__Prompt__
Copy each line below that contains "chart".

__Available data__
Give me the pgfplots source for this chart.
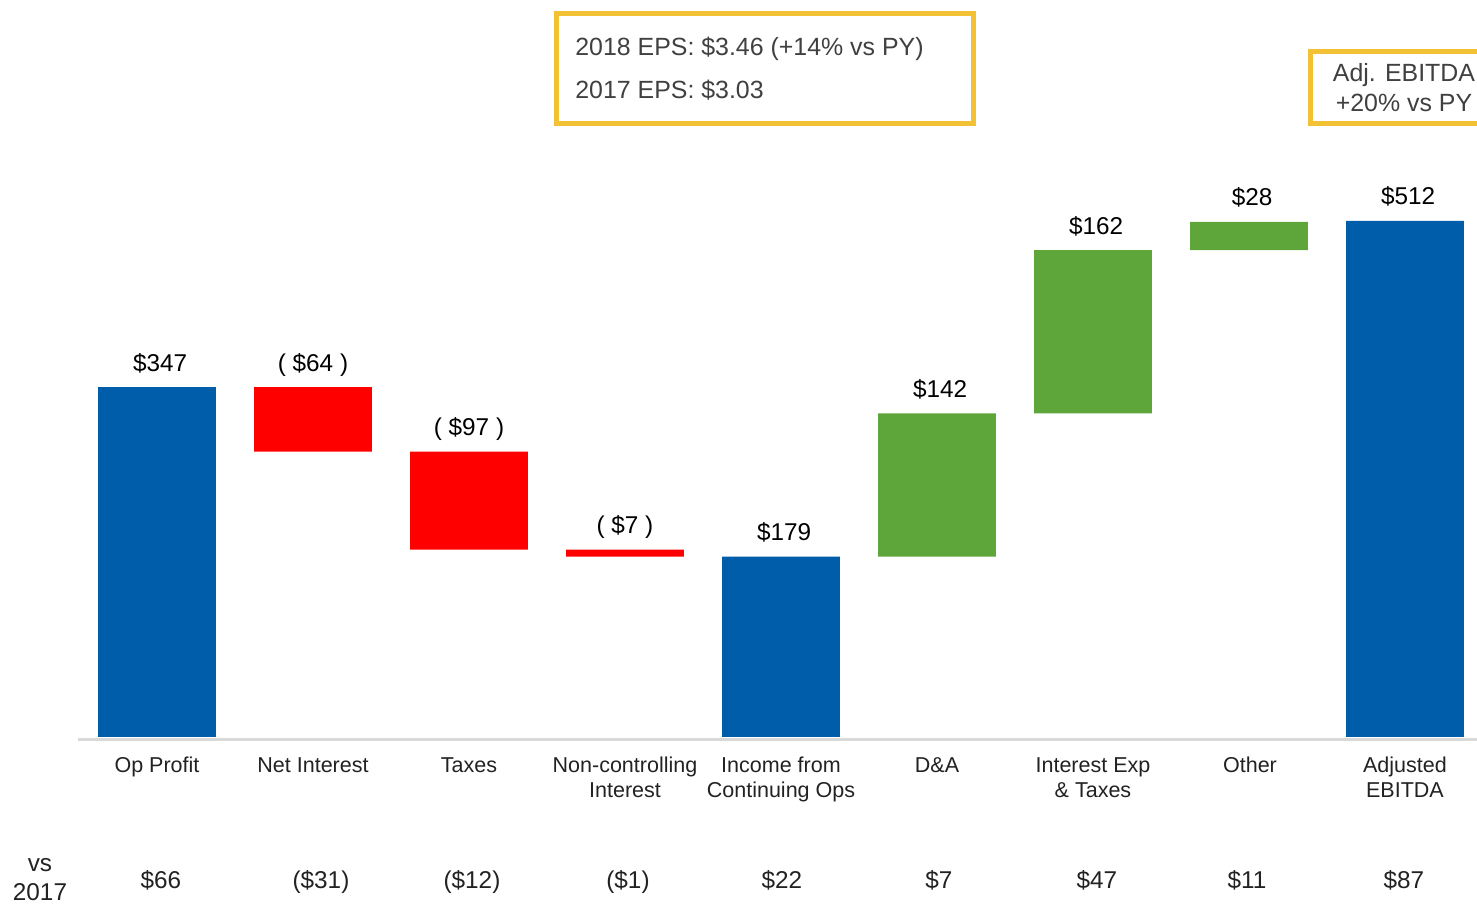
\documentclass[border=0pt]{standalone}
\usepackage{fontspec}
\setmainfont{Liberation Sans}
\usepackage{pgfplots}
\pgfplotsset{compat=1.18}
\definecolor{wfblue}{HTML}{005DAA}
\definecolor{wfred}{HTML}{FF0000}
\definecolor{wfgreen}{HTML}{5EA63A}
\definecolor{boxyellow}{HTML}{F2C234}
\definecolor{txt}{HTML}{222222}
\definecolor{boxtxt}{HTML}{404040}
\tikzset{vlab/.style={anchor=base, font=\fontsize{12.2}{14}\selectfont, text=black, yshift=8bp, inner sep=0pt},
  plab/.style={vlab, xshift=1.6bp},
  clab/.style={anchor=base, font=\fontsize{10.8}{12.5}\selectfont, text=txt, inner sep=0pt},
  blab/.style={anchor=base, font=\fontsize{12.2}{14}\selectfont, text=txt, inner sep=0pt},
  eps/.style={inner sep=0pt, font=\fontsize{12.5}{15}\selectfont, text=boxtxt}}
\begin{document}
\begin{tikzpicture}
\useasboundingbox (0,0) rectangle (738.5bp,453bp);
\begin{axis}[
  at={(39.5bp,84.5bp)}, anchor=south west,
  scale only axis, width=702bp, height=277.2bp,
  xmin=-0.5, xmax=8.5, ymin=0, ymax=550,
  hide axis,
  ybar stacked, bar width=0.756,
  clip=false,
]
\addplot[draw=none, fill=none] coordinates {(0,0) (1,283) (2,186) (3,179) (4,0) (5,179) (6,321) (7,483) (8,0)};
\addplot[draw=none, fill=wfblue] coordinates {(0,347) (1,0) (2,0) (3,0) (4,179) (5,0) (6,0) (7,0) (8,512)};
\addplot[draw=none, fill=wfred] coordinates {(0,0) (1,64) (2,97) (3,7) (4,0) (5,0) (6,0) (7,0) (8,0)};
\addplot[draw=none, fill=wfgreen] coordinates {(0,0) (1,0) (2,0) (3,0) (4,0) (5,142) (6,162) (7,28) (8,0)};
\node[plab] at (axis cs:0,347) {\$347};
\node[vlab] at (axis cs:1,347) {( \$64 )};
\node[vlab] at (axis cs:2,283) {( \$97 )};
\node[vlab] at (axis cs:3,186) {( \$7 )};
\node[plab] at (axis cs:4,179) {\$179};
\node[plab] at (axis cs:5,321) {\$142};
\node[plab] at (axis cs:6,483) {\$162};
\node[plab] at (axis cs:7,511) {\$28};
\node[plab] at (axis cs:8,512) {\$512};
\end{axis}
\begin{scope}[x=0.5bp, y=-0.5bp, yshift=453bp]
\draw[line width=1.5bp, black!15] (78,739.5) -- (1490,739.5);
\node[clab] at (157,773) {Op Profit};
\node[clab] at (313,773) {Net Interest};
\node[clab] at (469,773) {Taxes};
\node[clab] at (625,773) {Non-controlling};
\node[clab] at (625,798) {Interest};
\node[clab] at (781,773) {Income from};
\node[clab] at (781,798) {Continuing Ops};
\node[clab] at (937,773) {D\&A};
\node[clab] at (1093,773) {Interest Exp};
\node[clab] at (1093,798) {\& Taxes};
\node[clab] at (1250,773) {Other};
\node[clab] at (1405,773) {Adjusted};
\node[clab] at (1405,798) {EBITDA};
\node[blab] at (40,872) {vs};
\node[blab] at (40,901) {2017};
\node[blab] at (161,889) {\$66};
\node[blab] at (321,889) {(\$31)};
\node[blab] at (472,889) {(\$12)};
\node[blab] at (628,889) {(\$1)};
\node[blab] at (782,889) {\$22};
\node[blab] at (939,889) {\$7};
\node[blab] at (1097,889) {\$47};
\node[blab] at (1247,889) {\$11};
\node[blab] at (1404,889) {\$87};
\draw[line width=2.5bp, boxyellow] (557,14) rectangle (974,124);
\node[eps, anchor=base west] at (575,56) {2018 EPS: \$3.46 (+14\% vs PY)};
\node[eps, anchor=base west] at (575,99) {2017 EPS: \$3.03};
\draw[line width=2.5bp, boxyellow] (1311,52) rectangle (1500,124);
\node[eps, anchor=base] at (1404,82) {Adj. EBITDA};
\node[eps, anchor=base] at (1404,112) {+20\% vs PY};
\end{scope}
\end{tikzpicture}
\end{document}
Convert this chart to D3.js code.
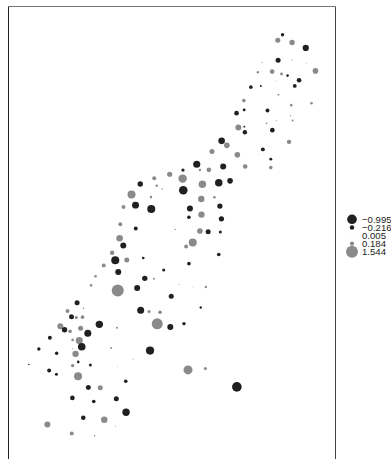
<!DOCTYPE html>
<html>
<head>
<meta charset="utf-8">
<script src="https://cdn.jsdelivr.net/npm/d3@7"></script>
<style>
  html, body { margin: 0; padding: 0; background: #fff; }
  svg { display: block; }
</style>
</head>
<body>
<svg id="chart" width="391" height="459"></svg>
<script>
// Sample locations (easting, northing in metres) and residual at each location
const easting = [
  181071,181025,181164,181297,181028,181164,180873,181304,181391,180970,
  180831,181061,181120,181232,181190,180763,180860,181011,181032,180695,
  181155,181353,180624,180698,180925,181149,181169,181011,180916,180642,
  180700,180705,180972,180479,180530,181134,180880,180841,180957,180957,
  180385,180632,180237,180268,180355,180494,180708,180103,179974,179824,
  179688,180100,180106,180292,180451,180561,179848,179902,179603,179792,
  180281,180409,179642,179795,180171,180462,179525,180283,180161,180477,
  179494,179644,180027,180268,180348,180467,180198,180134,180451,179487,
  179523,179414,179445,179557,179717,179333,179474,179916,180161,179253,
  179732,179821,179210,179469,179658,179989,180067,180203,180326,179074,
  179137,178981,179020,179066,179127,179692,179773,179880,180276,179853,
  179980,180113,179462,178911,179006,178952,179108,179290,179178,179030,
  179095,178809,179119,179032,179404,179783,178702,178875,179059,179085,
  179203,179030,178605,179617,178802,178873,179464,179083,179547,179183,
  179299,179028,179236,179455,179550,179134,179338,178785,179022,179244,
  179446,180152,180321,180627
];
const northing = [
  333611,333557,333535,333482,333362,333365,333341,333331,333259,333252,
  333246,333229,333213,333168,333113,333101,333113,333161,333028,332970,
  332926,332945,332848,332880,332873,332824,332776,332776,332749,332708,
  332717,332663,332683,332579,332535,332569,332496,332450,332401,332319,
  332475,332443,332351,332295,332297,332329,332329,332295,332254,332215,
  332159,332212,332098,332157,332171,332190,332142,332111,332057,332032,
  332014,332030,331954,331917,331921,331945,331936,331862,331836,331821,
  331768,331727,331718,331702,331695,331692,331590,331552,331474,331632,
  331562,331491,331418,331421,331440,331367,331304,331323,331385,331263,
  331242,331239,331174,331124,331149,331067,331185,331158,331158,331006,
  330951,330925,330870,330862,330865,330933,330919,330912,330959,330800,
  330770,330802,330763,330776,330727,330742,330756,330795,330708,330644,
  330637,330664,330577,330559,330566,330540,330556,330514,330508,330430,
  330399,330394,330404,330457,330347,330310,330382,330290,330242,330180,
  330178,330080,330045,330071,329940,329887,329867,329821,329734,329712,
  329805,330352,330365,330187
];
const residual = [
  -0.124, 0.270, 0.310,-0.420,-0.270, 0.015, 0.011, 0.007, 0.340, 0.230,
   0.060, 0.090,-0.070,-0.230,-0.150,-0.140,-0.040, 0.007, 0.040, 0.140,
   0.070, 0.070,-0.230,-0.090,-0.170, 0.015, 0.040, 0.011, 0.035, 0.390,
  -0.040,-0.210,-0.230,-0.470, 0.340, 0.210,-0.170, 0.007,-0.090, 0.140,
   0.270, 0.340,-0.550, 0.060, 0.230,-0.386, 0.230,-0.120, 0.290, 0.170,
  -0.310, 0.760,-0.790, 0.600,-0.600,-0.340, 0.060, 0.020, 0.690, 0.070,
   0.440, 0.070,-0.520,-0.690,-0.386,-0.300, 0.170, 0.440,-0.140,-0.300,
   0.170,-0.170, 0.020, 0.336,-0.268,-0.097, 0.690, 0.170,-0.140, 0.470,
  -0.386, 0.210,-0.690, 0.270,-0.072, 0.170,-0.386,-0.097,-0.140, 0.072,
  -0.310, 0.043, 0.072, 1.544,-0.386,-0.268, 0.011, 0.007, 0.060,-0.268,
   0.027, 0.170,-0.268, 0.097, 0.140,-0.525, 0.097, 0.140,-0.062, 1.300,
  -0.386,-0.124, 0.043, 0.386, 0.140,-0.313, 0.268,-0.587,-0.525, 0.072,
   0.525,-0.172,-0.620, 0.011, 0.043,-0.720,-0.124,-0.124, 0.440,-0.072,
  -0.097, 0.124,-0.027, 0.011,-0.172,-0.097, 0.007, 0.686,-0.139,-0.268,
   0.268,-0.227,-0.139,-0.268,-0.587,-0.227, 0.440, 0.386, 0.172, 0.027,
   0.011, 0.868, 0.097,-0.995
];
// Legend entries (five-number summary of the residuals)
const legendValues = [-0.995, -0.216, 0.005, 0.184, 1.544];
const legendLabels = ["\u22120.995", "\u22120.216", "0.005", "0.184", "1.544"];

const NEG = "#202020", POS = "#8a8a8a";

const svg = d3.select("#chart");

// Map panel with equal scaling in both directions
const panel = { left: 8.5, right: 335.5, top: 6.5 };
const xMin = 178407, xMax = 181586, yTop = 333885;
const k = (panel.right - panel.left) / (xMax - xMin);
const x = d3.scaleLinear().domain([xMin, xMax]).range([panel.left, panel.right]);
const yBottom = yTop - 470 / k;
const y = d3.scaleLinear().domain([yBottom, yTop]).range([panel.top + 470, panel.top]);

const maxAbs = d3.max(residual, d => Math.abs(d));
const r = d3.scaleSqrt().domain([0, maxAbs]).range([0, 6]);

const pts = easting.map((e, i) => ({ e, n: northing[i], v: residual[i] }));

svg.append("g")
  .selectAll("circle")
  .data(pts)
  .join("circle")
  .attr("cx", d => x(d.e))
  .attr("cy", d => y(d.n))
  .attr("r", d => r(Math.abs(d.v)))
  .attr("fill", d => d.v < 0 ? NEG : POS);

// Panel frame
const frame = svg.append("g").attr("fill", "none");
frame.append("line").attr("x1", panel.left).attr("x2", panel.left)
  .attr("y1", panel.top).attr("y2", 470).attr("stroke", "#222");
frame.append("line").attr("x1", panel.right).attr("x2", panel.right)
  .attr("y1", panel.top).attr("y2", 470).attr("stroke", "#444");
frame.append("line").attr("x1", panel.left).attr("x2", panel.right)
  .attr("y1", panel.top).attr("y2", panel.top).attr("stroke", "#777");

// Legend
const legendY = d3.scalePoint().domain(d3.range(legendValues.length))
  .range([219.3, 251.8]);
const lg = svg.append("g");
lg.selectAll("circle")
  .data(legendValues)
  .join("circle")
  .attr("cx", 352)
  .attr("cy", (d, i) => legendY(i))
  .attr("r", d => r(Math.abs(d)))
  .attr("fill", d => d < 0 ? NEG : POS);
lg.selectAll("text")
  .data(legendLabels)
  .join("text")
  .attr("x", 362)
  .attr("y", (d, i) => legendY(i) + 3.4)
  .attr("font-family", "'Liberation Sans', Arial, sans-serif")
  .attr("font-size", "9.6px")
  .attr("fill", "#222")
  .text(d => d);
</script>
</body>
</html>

__Answer in full__
Give me the pgfplots source for this chart.
Convert this chart to D3.js code.
<svg id="chart" width="391" height="459"></svg>
const svg = d3.select("#chart");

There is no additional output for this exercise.